By Daniel Hynes
Weak economic data in China weighed on sentiment across commodity markets. This was exacerbated by a stronger USD.
Copper fell after worse than expected trade data from China raised further concerns over the recovery of its economy. Customs data showed exports fell 15% y/y, driven by restrictions on high tech products including semiconductors. This was worse than market consensus, triggering a risk off tone across financial markets. However, there were some positive signs that things are stabilising. Imports of commodity imports for July were robust. While primary copper imports were down 2.7% y/y, that was driven by strong domestic production. Strong underlying demand was highlighted by a 3.2% y/y rise in copper. This comes as copper stockpiles fall sharply. Stockpiles, as reported by the Shanghai Futures Exchange, dropped 15% last week and remain sharply below the seasonal average. Exports of aluminium fell nearly 25% y/y amid disruptions to domestic output.
The spectre of further monetary tightening by the Fed also weighed on sentiment. Gold edged lower for a second day after Federal Reserve Governor Michelle Bowman said that the central bank may need to raise rates further to restore price stability. This comes ahead of US consumer price index later this week. A further moderation could take the pressure off the Fed to keep hiking rates.

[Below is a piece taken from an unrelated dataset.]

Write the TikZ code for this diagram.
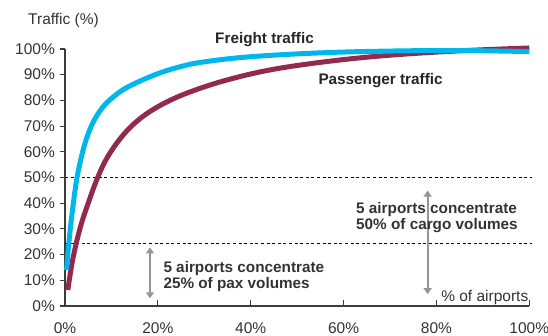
\documentclass[tikz,border=0pt]{standalone}
\usepackage{fontspec}
\setmainfont{Liberation Sans}
\usetikzlibrary{arrows.meta}
\definecolor{freight}{RGB}{0,183,235}
\definecolor{pax}{RGB}{146,42,80}
\definecolor{axisgray}{RGB}{60,60,60}
\definecolor{txt}{RGB}{51,51,51}
\definecolor{arrgray}{RGB}{150,150,150}
\begin{document}
\begin{tikzpicture}[x=1pt,y=-1pt,
  font=\fontsize{15.5}{17}\selectfont, text=txt,
  lbl/.style={inner sep=0pt},
  boldlbl/.style={inner sep=0pt, font=\fontsize{15.3}{17}\selectfont\bfseries, text=black!85},
  note/.style={inner sep=0pt, align=left, font=\fontsize{15.3}{16}\selectfont\bfseries, text=black!80},
  axisline/.style={draw=axisgray, line width=1.3pt},
  ticks/.style={draw=axisgray, line width=1.1pt},
  curve/.style={line width=5pt, smooth, tension=0.6},
  refline/.style={draw=black, line width=0.8pt, dash pattern=on 3pt off 2.6pt},
  span/.style={draw=arrgray, line width=2pt, {Triangle[width=8pt,length=6pt]}-{Triangle[width=8pt,length=6pt]}}
]
\useasboundingbox (0,0) rectangle (548,336);

% axes
\coordinate (ytop) at (65,49);
\coordinate (org) at (65,306);
\coordinate (xend) at (529.3,306);
\draw[axisline] (ytop) -- (org) -- (xend);
\foreach \v in {0,10,...,100}{
  \coordinate (yt\v) at (65,306-2.57*\v);
  \draw[ticks] (yt\v) -- ++(-5.5,0);
  \node[lbl, anchor=base east] (yl\v) at (55,306-2.57*\v+5.3) {\v\%};
}
\foreach \v in {0,20,...,100}{
  \coordinate (xt\v) at (65+4.643*\v,306);
  \ifnum\v>0 \draw[ticks] (xt\v) -- ++(0,-6); \fi
  \node[lbl, anchor=base] (xl\v) at (65+4.643*\v,333.5) {\v\%};
}

\node[lbl, anchor=base west] (ytitle) at (28,25) {Traffic (\%)};
\node[lbl, anchor=base east] (xtitle) at (528.5,301.5) {\% of airports};

\begin{scope}[shift={(65,306)}, x=4.643pt, y=2.57pt]
  % reference lines
  \coordinate (h50a) at (0,50);   \coordinate (h50b) at (100.6,50);
  \coordinate (h25a) at (0,24.4); \coordinate (h25b) at (100.6,24.4);
  \draw[refline] (h50a) -- (h50b);
  \draw[refline] (h25a) -- (h25b);
  % curves
  \draw[curve, draw=pax] plot coordinates {(0.6,6.2) (1.0,11) (1.6,17.5) (2.5,25) (3.6,32.5) (5,40) (6.7,48.5) (8.7,56.5) (11.2,63.5) (14.2,69.8) (17.9,75.2) (22.6,80) (28,84) (35,88) (44,91.8) (55,94.8) (68,97.3) (84,99.2) (100,100.4)};
  \draw[curve, draw=freight] plot coordinates {(0.35,14) (0.7,22) (1.2,31) (1.8,40) (2.5,49) (3.4,57) (4.6,65) (6.2,72) (8.2,77.5) (10.5,81.5) (13.6,85.3) (19.4,90) (24.8,93.1) (30,95) (40,97) (55,98.5) (70,99.2) (85,99.4) (100,99)};
  % span arrows
  \coordinate (paxtop) at (18.3,22.8);  \coordinate (paxbot) at (18.3,3.0);
  \coordinate (cgotop) at (78.1,44.9);  \coordinate (cgobot) at (78.1,4.6);
  \draw[span] (paxbot) -- (paxtop);
  \draw[span] (cgobot) -- (cgotop);
\end{scope}

\node[boldlbl, anchor=base west] (freightlbl) at (215,43.3) {Freight traffic};
\node[boldlbl, anchor=base west] (paxlbl) at (318.3,85) {Passenger traffic};
\node[note, anchor=north west] (paxnote) at (163.3,261.5) {5 airports concentrate\\25\% of pax volumes};
\node[note, anchor=north west] (cgonote) at (356,202.5) {5 airports concentrate\\50\% of cargo volumes};
\end{tikzpicture}
\end{document}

Iron ore futures were also weaker on the back of the weak trade data. This was despite imports of the steel making raw material holding up, with July imports up 2.5% y/y to 93.48mt. However, concerns over the property sector re-emerged. Unfavourable steel mills’ margins and renewed pressure on the steel industry to curb production are boding ill for iron ore demand. News emerged that major developer Country Garden is struggling to meet its debt payments.
Energy markets bucked the trend to end the session higher. Ongoing supply side issues across those markets have kept demand strong. China’s crude oil imports remained resilient, though levelled-off from record highs in June. However, it was concerns over further disruptions to supply that pushed crude oil prices higher. Ukrainian President Volodymyr Zelensky said his country would retaliate if Russia continued to block its ports. This comes following drone attacks, which have hit a Russian oil tanker and naval vessel, highlighting the threat to key trade routes for the industry. However, the gains were limited after the EIA lowered its forecast for US consumption. The country will use 4% less fuel jet fuel in Q3 than its prior forecast as the US air travel boon losses steam.
LNG and coal prices edged higher amid strong demand in China. Imports have benefitted from subdued hydro-power generation and strong electricity demand. Ongoing supply jitters helped push European gas higher.